A Gartner global research shows that today, people in developed countries spend nearly as much time reading text on screen as they do on printed paper text. This change has occurred in the space of a single generation. Such a rapid adoption of screen reading comes in spite of evidence that today, many people find reading text on screen harder than reading on paper. “Just as Sophocles’ reservations about the dangers of the oral tradition being overtaken by the written word 2,400 years ago did nothing to slow the transition to writing, the replacement of printed text with screen images (including text) signifies a shift of similar monumental proportions, in which human knowledge will be re-embodied and re-shaped by screen-based modes of transmission,” adds Ingelbrecht. Classical musician Amaan Ali Khan travels a lot abroad for his shows. “While waiting for the flight or at the hotel or in between meetings, I am on my iPad and connect to the news sites and read a good book. I think it’s a boon to be connected to all the happenings in the world.”
Read and tweet
Carrying around hardbound books proved to be very cumbersome for Gautam Odrani, who works for a broking firm. “I started using eBook apps on my Creative tablet and now I can simultaneously tweet from the tablet about what I’m reading.”
Actor Samir Soni has an iPad but doesn’t use it to read books. He orders them from Amazon.com. “Technology is a boon because it has made the written word far more accessible and economical as it does away with middlemen and the cost of paper, etc. The avid reader will read regardless of the medium but the coming generations, with the choices available to them, may never experience the simple pleasures of being tucked in bed and reading a book,” says Soni.
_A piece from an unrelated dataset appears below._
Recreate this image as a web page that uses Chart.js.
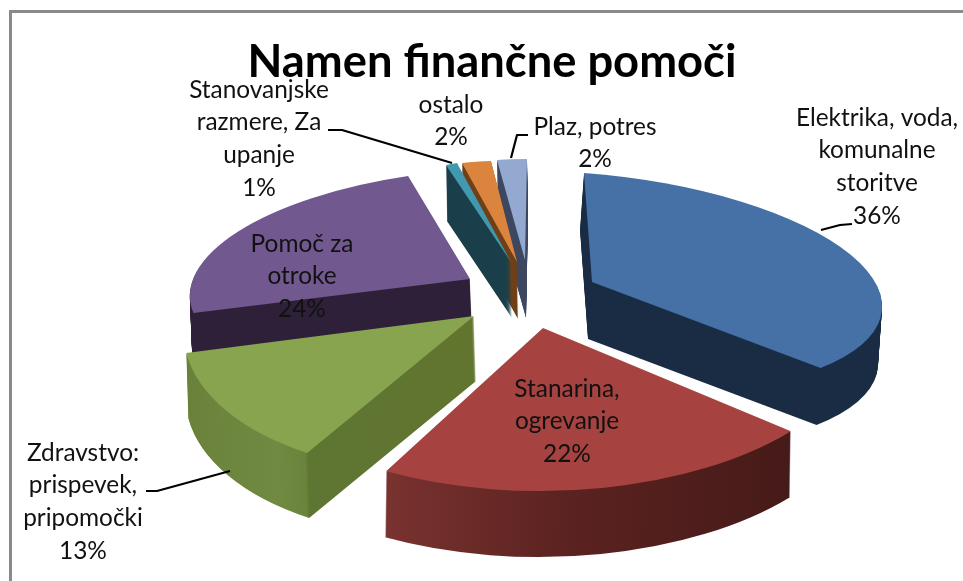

As long as it means more power to books and bookworms, nobody’s complaining!
From print to screen
- The Amazon store now has more than 360,000 books plus newspapers and magazines that you can download and read on your Kindle e-book reader.
- An Internet source says Amazon has inked a deal with the UK’s British Library to make some 65,000 out-of-print books from the 19th century available as free downloads on its Kindle or for sale as paperbacks via a print-on-demand service.
- Twitter and Facebook integration on Kindle means millions of customers can share their love of reading instantly with their network of family and friends, and in turn, help them discover new authors, new books, and new ideas.
- Kindle has also established an iPhone application called Kindle for iPhone.
- Even on an iPad, you can install Kindle and Barnes & Noble apps for more books.
- iPad is backed by a large collection of books on the iBookstore and it even supports ePub and PDF files.
- Samsung Galaxy Tab consumers can access over two million eBooks, 3,000 magazines and 1,600 newspapers in English and vernacular languages.